In later years when the history of the origin of the Tennessee Walking Horse would be tied to Bedford County and to this particular time period toward the end o
f the nineteenth century, Dr. William Key’s early contribution, which the Gazette had then described, would have been forgotten.
But what he did get for his efforts was exactly what he was looking for: the perfect match for Lauretta. The stallion, auspiciously named Tennessee Volunteer, was a great-grandson of Rysdyk’s Hambletonian. In the spring of 1888, Doc Key took Lauretta Queen of Horses the ten miles to the Bell Buckle livery stable—where Tennessee Volunteer was said to be standing at stud for the season—so she could have a look at her prospective beau.
Though Tennessee Volunteer’s track record didn’t show up in Wallace’s registry, Bill Key assured Albert Rogers he had seen the Hambletonian race.
How fast was he? Rogers wanted to know.
“Well,” said Key, putting it simply, “he couldn’t be beat.”
But it was Tennessee Volunteer’s pedigree that really interested Key. Early in the prolific career of Hambletonian (10), he had sired the excellent trotter Volunteer (55)—who held a pre-Standard record of 2:37 while hitched to a wagon. In turn Volunteer sired Kentucky Volunteer (2784), foaled in 1874 and bred by a John S. Briggs of Cincinnati, Ohio. Kentucky Volunteer went on to sire Tennessee Volunteer, ownership unknown.

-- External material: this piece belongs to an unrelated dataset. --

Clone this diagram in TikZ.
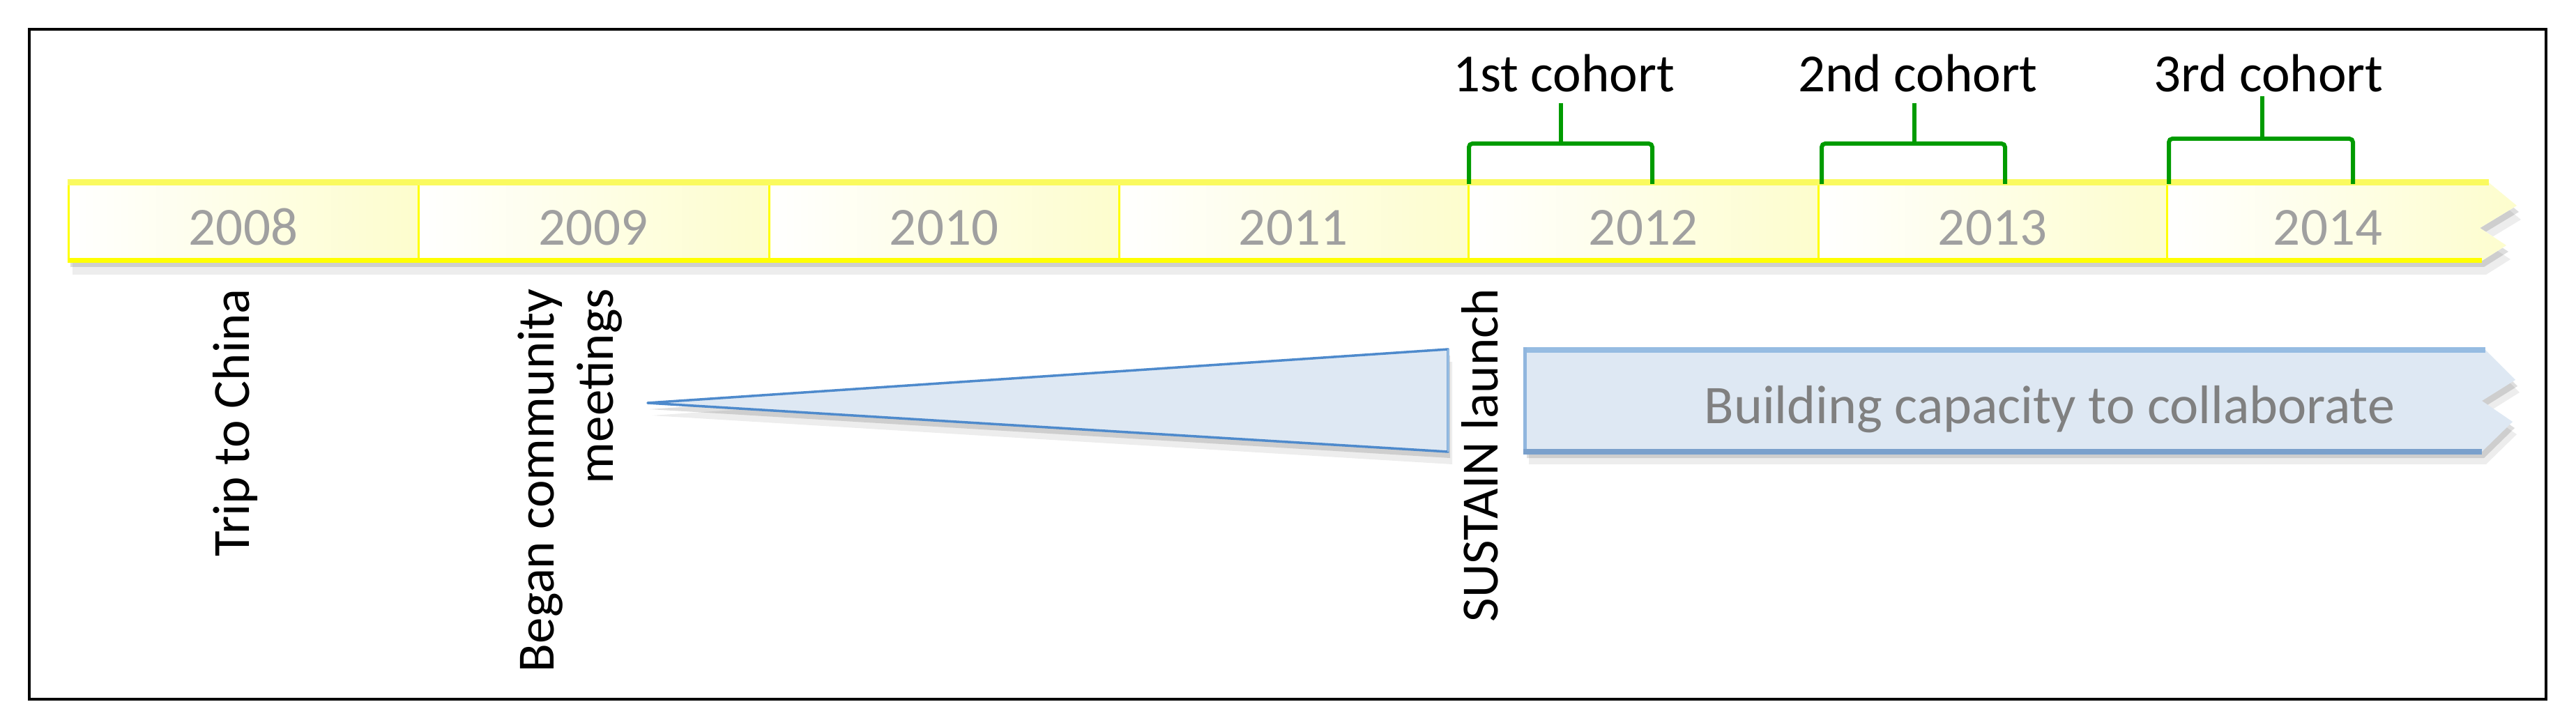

Even though Albert Rogers grew up in Cincinnati and may have been acquainted with the Briggs family, upon hearing this history he became fixated on the idea that Jim Key was “bred in Old Kentucky.” Not so. The confusion about the Ohio-bred Kentucky Volunteer was that he took his name partly from his dam, Kentucky Girl. She too was not necessarily Kentucky bred, although, along with her sire, Blue Bull, she did come from a winning bloodline noted for fast pacers and may have won races there.